NTC resistance vs temperature on a log scale

Single Source of Truth

The architecture:

Circuit definition (canonical)
  ├── netlistsvg JSON → autorouted SVG schematic
  ├── SPICE netlist  → ngspice → numerical verification
  └── matplotlib     → styled plots from circuit parameters

One circuit definition. Three outputs. If R_prec changes from 10kΩ to 100kΩ, the schematic updates, the simulation re-runs, and the plots reflect the new operating point. The lecture slide schematic, the homework simulation, and the lab reference all derive from the same source. No divergence.

The Pipeline So Far

Circuit schematics, the hardest asset type, are solved. The remaining pieces:

• Block diagrams: TBD. Mermaid, Graphviz, d2 all have autorouting by design.
• Equations: TBD. LaTeX standalone or KaTeX.
• Technical illustrations: TBD.
• Conceptual images: TBD. Gemini API or similar.
• Presentation framework: TBD. Must composite SVG assets into slides, PDFs, and web content.

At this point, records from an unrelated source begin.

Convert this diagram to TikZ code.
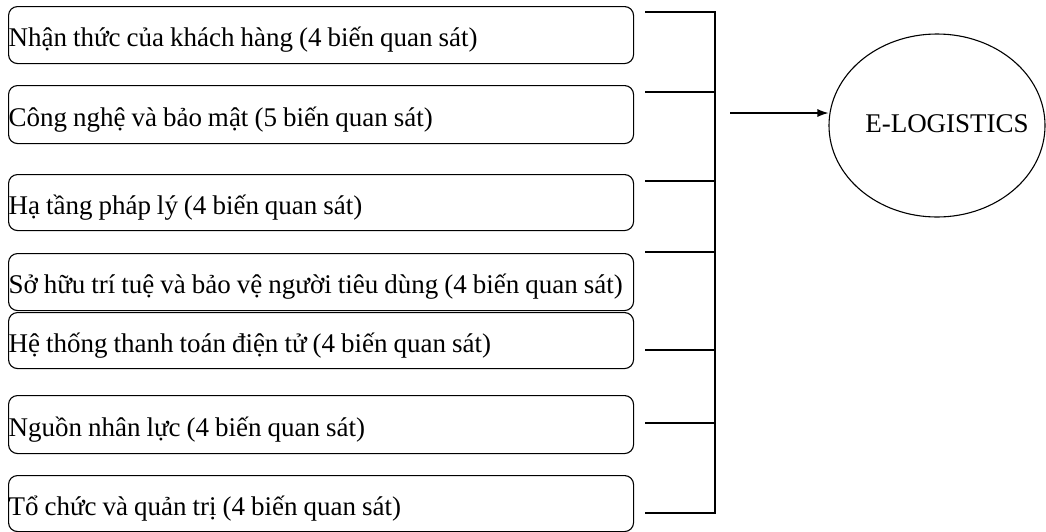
\documentclass[tikz,border=0pt]{standalone}
\usepackage{fontspec}
\setmainfont{Liberation Serif}
\usetikzlibrary{arrows.meta,shapes.geometric}
\newcommand\tightspaces{\spaceskip=6pt plus 1pt\relax}
\begin{document}
\begin{tikzpicture}[x=1pt,y=-1pt,
  factor/.style={draw,line width=1.1pt,rounded corners=9pt,minimum width=625pt,
    text width=625pt,align=left,inner sep=0pt,anchor=north west,
    text height=23pt,text depth=0pt,
    font=\fontsize{27}{30}\selectfont,execute at begin node=\tightspaces},
  link/.style={line width=1.1pt},
  result/.style={draw,line width=1.1pt,ellipse,minimum width=216pt,minimum height=183pt,inner sep=0pt}]
\useasboundingbox (0,0) rectangle (1046,531);
\node[factor,minimum height=57pt] (b1) at (8,6) {Nhận thức của khách hàng (4 biến quan sát)};
\node[factor,minimum height=58pt] (b2) at (8,85) {Công nghệ và bảo mật (5 biến quan sát)};
\node[factor,minimum height=56pt] (b3) at (8,174) {Hạ tầng pháp lý (4 biến quan sát)};
\node[factor,minimum height=57pt] (b4) at (8,253) {Sở hữu trí tuệ và bảo vệ người tiêu dùng (4 biến quan sát)};
\node[factor,minimum height=56pt] (b5) at (8,312) {Hệ thống thanh toán điện tử (4 biến quan sát)};
\node[factor,minimum height=58pt] (b6) at (8,395) {Nguồn nhân lực (4 biến quan sát)};
\node[factor,minimum height=56pt] (b7) at (8,475) {Tổ chức và quản trị (4 biến quan sát)};
\node[result] (e) at (937,125.5) {};
\node[font=\fontsize{27}{30}\selectfont,inner sep=0pt] (et) at (947,124) {E-LOGISTICS};
\coordinate (s1) at (645,12);
\coordinate (s2) at (645,92);
\coordinate (s3) at (645,181);
\coordinate (s4) at (645,252);
\coordinate (s5) at (645,350);
\coordinate (s6) at (645,423);
\coordinate (s7) at (645,513);
\coordinate (t1) at (715,12);
\coordinate (t7) at (715,513);
\coordinate (a0) at (730,113);
\draw[link] (s1) -- (t1) -- (t7) -- (s7);
\foreach \i in {2,...,6} {\draw[link] (s\i) -- (t1 |- s\i);}
\draw[link,-{Latex[length=11pt,width=8pt]}] (a0) -- (e.west |- a0);
\end{tikzpicture}
\end{document}
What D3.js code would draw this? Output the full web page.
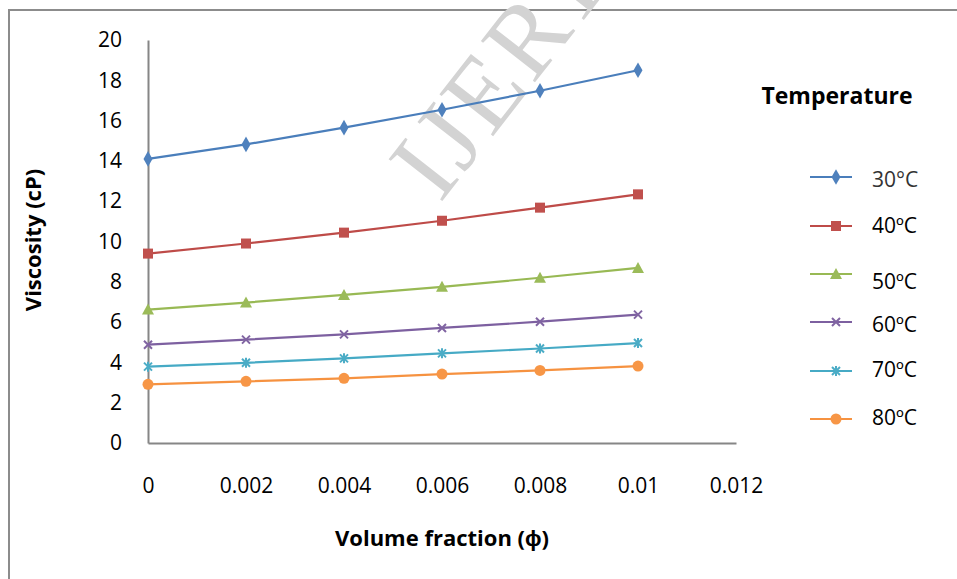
<!DOCTYPE html>
<html>
<head>
<meta charset="utf-8">
<script src="https://cdn.jsdelivr.net/npm/d3@7"></script>
<style>
  body { margin: 0; background: #fff; }
  svg { display: block; font-family: "Open Sans", sans-serif; }
</style>
</head>
<body>
<svg id="chart" width="957" height="579"></svg>
<script>
// volume fraction values (x)
const fractions = [0, 0.002, 0.004, 0.006, 0.008, 0.01]
const xTicks = [0, 0.002, 0.004, 0.006, 0.008, 0.01, 0.012]
const yTicks = [0, 2, 4, 6, 8, 10, 12, 14, 16, 18, 20]

// viscosity (cP) per temperature
const temps = ["30°C", "40ºC", "50ºC", "60ºC", "70ºC", "80ºC"]
const v30 = [14.1, 14.82, 15.65, 16.54, 17.48, 18.5]
const v40 = [9.4, 9.9, 10.44, 11.03, 11.68, 12.34]
const v50 = [6.62, 6.97, 7.35, 7.75, 8.2, 8.69]
const v60 = [4.88, 5.13, 5.39, 5.71, 6.02, 6.37]
const v70 = [3.79, 3.98, 4.2, 4.45, 4.69, 4.96]
const v80 = [2.91, 3.06, 3.21, 3.42, 3.6, 3.82]
const allValues = [v30, v40, v50, v60, v70, v80]

const lineColors = ["#4a7ebb", "#be4b48", "#98b954", "#7d60a0", "#46aac5", "#f69240"]
const markColors = ["#4f81bd", "#c0504d", "#9bbb59", "#8064a2", "#4bacc6", "#f79646"]
const shapes = ["diamond", "square", "triangle", "x", "star", "circle"]

let svg = d3.select("#chart")

// outer frame
svg.append("rect")
   .attr("x", 9).attr("y", 10)
   .attr("width", 980).attr("height", 600)
   .attr("fill", "none")
   .attr("stroke", "#8c8c8c")
   .attr("stroke-width", 2)

// watermark (cut off at the top, like the source)
svg.append("text")
   .attr("transform", "translate(440,204) rotate(-52)")
   .attr("font-family", "Liberation Serif, serif")
   .attr("font-size", 104)
   .attr("letter-spacing", 4)
   .attr("fill", "#d3d3d3")
   .text("IJERT")

let x = d3.scaleLinear().domain([0, 0.012]).range([148, 736])
let y = d3.scaleLinear().domain([0, 20]).range([443, 40])

// axes
let xAxis = svg.append("g")
   .attr("transform", "translate(0,443)")
   .call(d3.axisBottom(x).tickValues(xTicks).tickSize(0).tickPadding(35)
          .tickFormat(d => d === 0 ? "0" : String(+d.toFixed(3))))
xAxis.select(".domain").attr("stroke", "#868686").attr("stroke-width", 2)
xAxis.selectAll("text").attr("font-size", 21).attr("fill", "#000").attr("font-family", "Open Sans")

let yAxis = svg.append("g")
   .attr("transform", "translate(148,0)")
   .call(d3.axisLeft(y).tickValues(yTicks).tickSize(0).tickPadding(26))
yAxis.select(".domain").attr("stroke", "#868686").attr("stroke-width", 2)
yAxis.selectAll("text").attr("font-size", 21).attr("fill", "#000").attr("font-family", "Open Sans")

// axis titles
svg.append("text")
   .attr("transform", "translate(41,240) rotate(-90)")
   .attr("text-anchor", "middle")
   .attr("font-size", 22).attr("font-weight", "bold")
   .text("Viscosity (cP)")

svg.append("text")
   .attr("x", 442).attr("y", 546)
   .attr("text-anchor", "middle")
   .attr("font-size", 22).attr("font-weight", "bold")
   .text("Volume fraction (ϕ)")

// marker drawing
function marker(g, shape, color) {
  if (shape === "diamond") {
    g.append("path").attr("d", d3.symbol(d3.symbolDiamond, 70)()).attr("fill", color)
  } else if (shape === "square") {
    g.append("rect").attr("x", -5).attr("y", -5).attr("width", 10).attr("height", 10).attr("fill", color)
  } else if (shape === "triangle") {
    g.append("path").attr("d", "M0,-6L6,5L-6,5Z").attr("fill", color)
  } else if (shape === "x") {
    g.append("path").attr("d", "M-4,-4L4,4M-4,4L4,-4").attr("stroke", color).attr("stroke-width", 2)
  } else if (shape === "star") {
    g.append("path").attr("d", "M-4,-4L4,4M-4,4L4,-4M0,-5L0,5").attr("stroke", color).attr("stroke-width", 2)
  } else {
    g.append("circle").attr("r", 5.5).attr("fill", color)
  }
}

let line = d3.line()
   .x(d => x(d.x))
   .y(d => y(d.y))

allValues.forEach(function(vals, i) {
  let pts = vals.map((v, j) => ({x: fractions[j], y: v}))
  svg.append("path")
     .datum(pts)
     .attr("d", line)
     .attr("fill", "none")
     .attr("stroke", lineColors[i])
     .attr("stroke-width", 2.2)
  pts.forEach(function(p) {
    let g = svg.append("g").attr("transform", `translate(${x(p.x)},${y(p.y)})`)
    marker(g, shapes[i], markColors[i])
  })
})

// legend
svg.append("text")
   .attr("x", 837).attr("y", 104)
   .attr("text-anchor", "middle")
   .attr("font-size", 23).attr("font-weight", "bold")
   .text("Temperature")

let legendY = [177, 226, 274, 322, 371, 419]
let labelY = [180, 226, 282, 325, 370, 418]
temps.forEach(function(t, i) {
  svg.append("line")
     .attr("x1", 810).attr("x2", 852)
     .attr("y1", legendY[i]).attr("y2", legendY[i])
     .attr("stroke", lineColors[i]).attr("stroke-width", 2.2)
  let g = svg.append("g").attr("transform", `translate(836,${legendY[i]})`)
  marker(g, shapes[i], markColors[i])
  svg.append("text")
     .attr("x", 872).attr("y", labelY[i])
     .attr("dy", "0.35em")
     .attr("font-size", 21)
     .attr("fill", i === 0 ? "#333" : "#000")
     .text(t)
})
</script>
</body>
</html>
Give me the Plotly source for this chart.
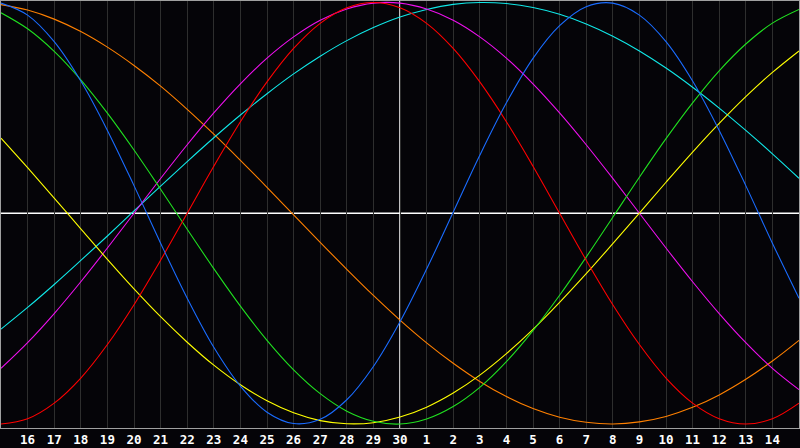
import plotly.graph_objects as go

# Day positions 0..30 (position 0 = day 15, 15 = day 30, 30 = day 15 next month)
positions = list(range(31))
tick_positions = list(range(1, 30))
tick_labels = [str(d) for d in range(16, 31)] + [str(d) for d in range(1, 15)]

# Curve values read at each day line (-1 .. 1)
blue = [0.997, 0.940, 0.814, 0.627, 0.393, 0.131, -0.142, -0.403, -0.636, -0.820,
        -0.944, -0.998, -0.978, -0.885, -0.727, -0.515, -0.265, 0.005, 0.275, 0.524,
        0.735, 0.890, 0.980, 0.997, 0.940, 0.814, 0.627, 0.393, 0.131, -0.142, -0.403]
red = [-1.000, -0.975, -0.901, -0.782, -0.623, -0.434, -0.223, 0.000, 0.223, 0.434,
       0.623, 0.782, 0.901, 0.975, 1.000, 0.975, 0.901, 0.782, 0.623, 0.434,
       0.223, 0.000, -0.223, -0.434, -0.623, -0.782, -0.901, -0.975, -1.000, -0.975, -0.901]
green = [0.951, 0.875, 0.768, 0.633, 0.475, 0.300, 0.114, -0.076, -0.263, -0.441,
         -0.603, -0.743, -0.856, -0.939, -0.987, -1.000, -0.976, -0.917, -0.826, -0.704,
         -0.557, -0.389, -0.208, -0.019, 0.171, 0.354, 0.524, 0.676, 0.803, 0.902, 0.967]
yellow = [0.356, 0.216, 0.072, -0.074, -0.219, -0.359, -0.491, -0.612, -0.721, -0.814,
          -0.890, -0.947, -0.984, -0.999, -0.994, -0.967, -0.920, -0.853, -0.768, -0.666,
          -0.551, -0.423, -0.287, -0.144, 0.001, 0.147, 0.290, 0.426, 0.553, 0.668, 0.770]
orange = [0.990, 0.964, 0.921, 0.862, 0.788, 0.701, 0.603, 0.493, 0.375, 0.251,
          0.123, -0.008, -0.138, -0.266, -0.390, -0.507, -0.615, -0.712, -0.798, -0.870,
          -0.927, -0.968, -0.992, -1.000, -0.990, -0.964, -0.921, -0.862, -0.788, -0.701, -0.603]
cyan = [-0.550, -0.447, -0.338, -0.224, -0.108, 0.011, 0.129, 0.245, 0.358, 0.466,
        0.567, 0.661, 0.745, 0.819, 0.881, 0.931, 0.967, 0.991, 1.000, 0.995,
        0.976, 0.944, 0.898, 0.840, 0.770, 0.689, 0.598, 0.499, 0.393, 0.282, 0.166]
magenta = [-0.736, -0.614, -0.476, -0.325, -0.165, 0.000, 0.165, 0.325, 0.476, 0.614,
           0.736, 0.837, 0.916, 0.969, 0.997, 0.997, 0.969, 0.916, 0.837, 0.736,
           0.614, 0.476, 0.325, 0.165, 0.000, -0.165, -0.325, -0.476, -0.614, -0.736, -0.837]

series = [
    ("Aware", orange, "#ff8000"),
    ("Spiritual", cyan, "#10e8e8"),
    ("Intuitive", magenta, "#ee10ee"),
    ("Aesthetic", yellow, "#ffff00"),
    ("Intellectual", green, "#20e020"),
    ("Emotional", red, "#ff0000"),
    ("Physical", blue, "#1a6cff"),
]

fig = go.Figure()
for name, vals, col in series:
    fig.add_trace(go.Scatter(x=positions, y=vals, mode="lines", name=name,
                             line=dict(color=col, width=1.1, shape="spline"),
                             hoverinfo="skip"))

fig.add_shape(type="line", xref="paper", yref="y", x0=0, x1=1, y0=0, y1=0,
              line=dict(color="#ffffff", width=1.5), layer="below")
fig.add_shape(type="line", xref="x", yref="paper", x0=15, x1=15, y0=0, y1=1,
              line=dict(color="#ffffff", width=1.5), layer="below")

fig.update_layout(
    width=800, height=448,
    margin=dict(l=1, r=1, t=1, b=20),
    paper_bgcolor="#050408",
    plot_bgcolor="#050408",
    showlegend=False,
    xaxis=dict(range=[0, 30], tickvals=tick_positions, ticktext=tick_labels,
               showgrid=True, gridcolor="#2e2e2e", gridwidth=1, zeroline=False,
               showline=True, linecolor="#a0a0a0", linewidth=1, mirror=True,
               ticks="", ticklen=0,
               tickfont=dict(family="DejaVu Sans Mono", size=12.5, color="#ffffff", weight="bold"),
               fixedrange=True),
    yaxis=dict(range=[-1.019, 1.007], showgrid=False, zeroline=False,
               showticklabels=False, showline=True, linecolor="#a0a0a0",
               linewidth=1, mirror=True, ticks="", fixedrange=True),
)

fig.write_html("out.html", config={"displayModeBar": False},
               post_script="document.body.style.margin='0';document.body.style.background='#050408';")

The lesson from this survey applies broadly: for any diagramming task in a pipeline, the layout algorithm matters more than the rendering engine. If a tool requires manual coordinate placement, it’s not a pipeline tool. It’s a drawing tool.

Tools and Versions

• netlistsvg (npm): JSON netlist to autorouted SVG via ELK
• ngspice 44.2: open-source SPICE simulation
• matplotlib (Python): styled data visualization
• rsvg-convert: SVG to PNG (use instead of ImageMagick for netlistsvg output)

Evaluated and rejected: CircuiTikZ (TeX Live 2025), Schemdraw 0.23, Typst 0.14.2 + Zap 0.5.0, KiCad 10.0.3 + kicad-sch-api 0.5.6, MATLAB R2026a + Simscape Electrical, 2Slides API (Gemini/Nano Banana image gen), NotebookLM.